项目名称: 半监督文本聚类算法在个性化文本分析上的研究
项目编号: No.61202089
项目类型: 青年科学基金项目
立项/批准年度: 2013
项目学科: 计算机科学学科
项目作者: 黄瑞章
作者单位: 贵州大学
项目金额: 25万元
中文摘要: 本课题通过建立一个新型的半监督文本聚类方法,结合主动学习方法,并利用狄利克莱过程混合模型,实现文本数据的个性化聚类划分。运用新型的主动学习方法提炼用户聚类需求,并转化为结构化监督数据指导半监督文本聚类。运用狄利科莱过程混合模型,根据用户的聚类需求,个性化的划分文本数据到任意多个聚类中。结合主动学习与半监督文本聚类,使主动学习与半监督文本聚类方法互相促进,逐步逼近用户聚类理想方案。本课题是对半监督文本聚类算法的突破研究,解决现行半监督文本聚类算法的两个难点问题:(1) 忽略了用户的个体意愿,无法个性化的整理分析文本数据;(2)聚类数目被假设为已知参数,由用户在运行聚类算法之前提供。在文本分析的应用领域,本课题的预期成果将为个性化文本分析提供解决方法,并将为个性化新闻数据分析的实际应用提供探索性研究。

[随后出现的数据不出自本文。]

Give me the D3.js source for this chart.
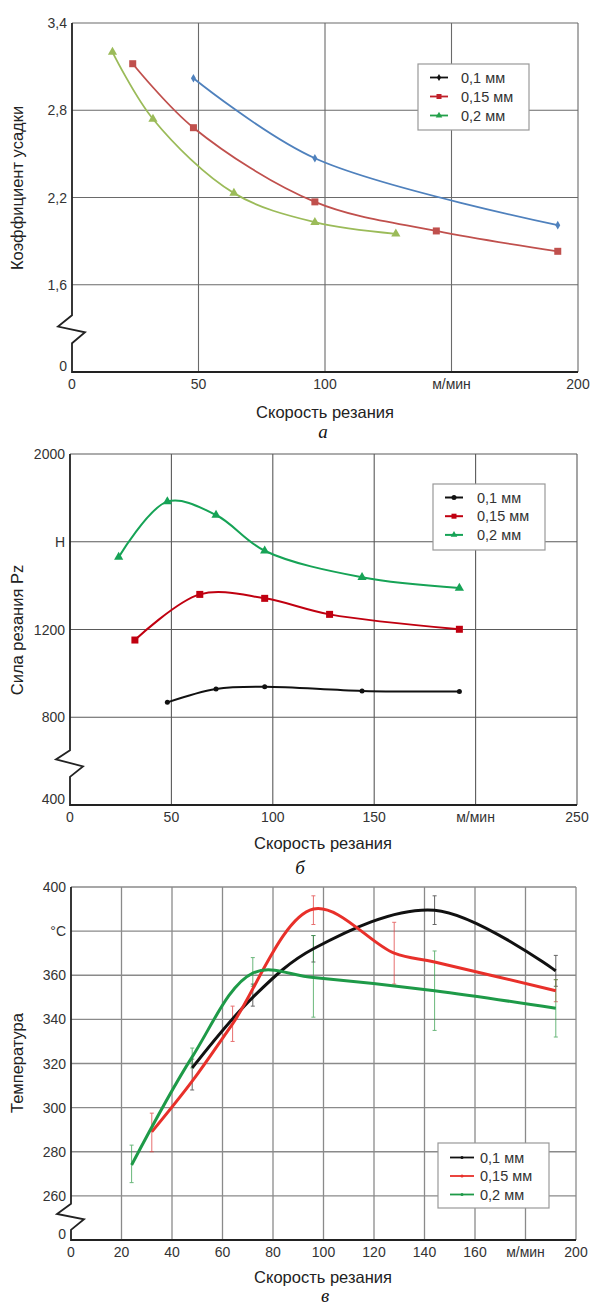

中文关键词: 文本挖掘;数据挖掘;文本聚类;半监督文本聚类;
英文摘要: We aim to develop an innovative semi-supervised document clustering approach to organize document collection based on user's individual grouping preference. The semi-supervised document clustering approach will be designed based on the dirichlet process mixture model and will collaborate with an active learning model. We use the active learning model to collect user's individual grouping preference which will be transformed into structured constraints to aid document clustering. The semi-supervised document clustering approach, designed based on the dirichlet process mixture model, will then be used to automatically organize document collection based on user's grouping preference without the necessity of having the number of clusters in advance. The active learning and the semi-supervised document clusterng approach will collaborate and mutual promote in an iterative manner until a satisfied document clustering result is discovered. This project is extremely important for the research of the semi-supervised document clustering problem. Two limitations of the semi-supervised document clustering problem will be handled: (1) the neglection of users' grouping preferences; (2) the assumption of knowing the number of clusters. In particular, existing semi-supervised document clustering approaches cannot discover user'
英文关键词: text mining;data mining;document clustering;semi-supervised document clustering;